Third-floor restoration, microbrewery coming to Tin Pig

The name of the planned microbrewery next to the Tin Pig might be a closely guarded secret, but the face of the new place was boldly revealed to the Perry Historic Preservation Commission Tuesday.

The Tin Pig restaurant opened in October 2019 in in the historic Gamble Block at 1203 Second St. in downtown Perry. The Sheffer family of Indianola, who own the building and operate the restaurant, plied a brisk trade for six months until the novel coronavirus global pandemic led Iowa’s governor to lock down the economy.

Six months later, an ill wind blew through Perry and brought a large chunk of the Gamble Block’s third floor to ground level, postponing the restaurant’s anticipated post-pandemic reopening.

Luckily, no one was hurt or killed when the derecho blew down the 120-year-old brickwork, and now the third floor will be fully restored to its original state thanks to the diligence of the Sheffers and the reasonableness of their insurance company, according to David Sheffer, who shared the restoration news Monday with the Perry Historic Preservation Commission.

“It should look the exact same as it did before,” said Sheffer, who said a construction fence will soon be built around the structure and scaffolding raised for the six-week project that will begin later this month.

He said Urbandale-based Tometich Engineering Inc. is designing the reconstruction, and Indianola-based Downing Inc. will be the project manager.
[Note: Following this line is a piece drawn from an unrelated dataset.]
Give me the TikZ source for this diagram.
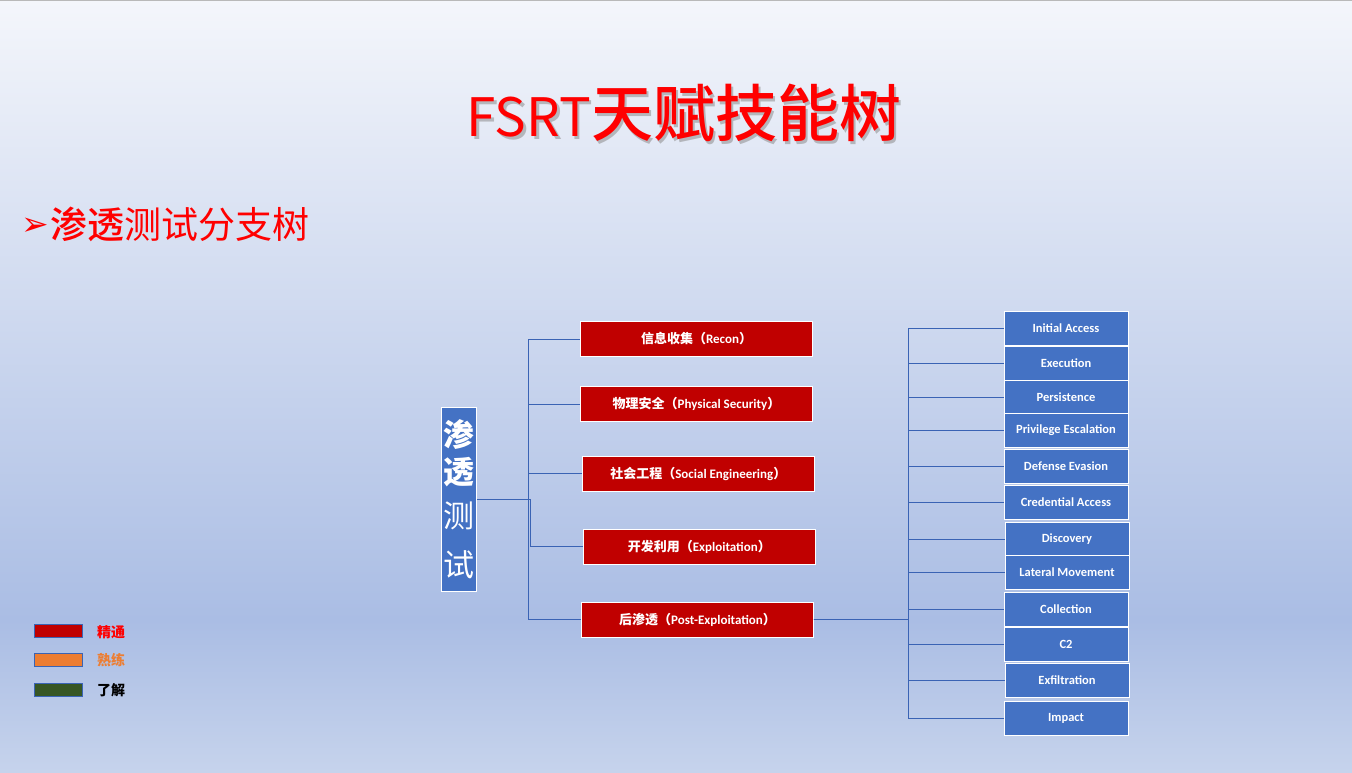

Blond-toned bricks will be sourced from a California company to match the original facade of the Gamble Block, erected in 1899 and now on the National Register of Historic Buildings.

Sheffer also shared with the preservation commission the design of the facade planned for the coming microbrewery on the northern side of the building, the former home of the Mandarin Cafe.

The name of the new brew pub is a secret, Sheffer said, but he was willing to show to the commission a rendering of the proposed overhang for the brewery door and the new siding for the space. Work is also progressing on the upper-floor apartments, he said.

The Perry Historic Preservation Commission took no action but seemed pleased with the proposals and the prospect of a reopened Tin Pig.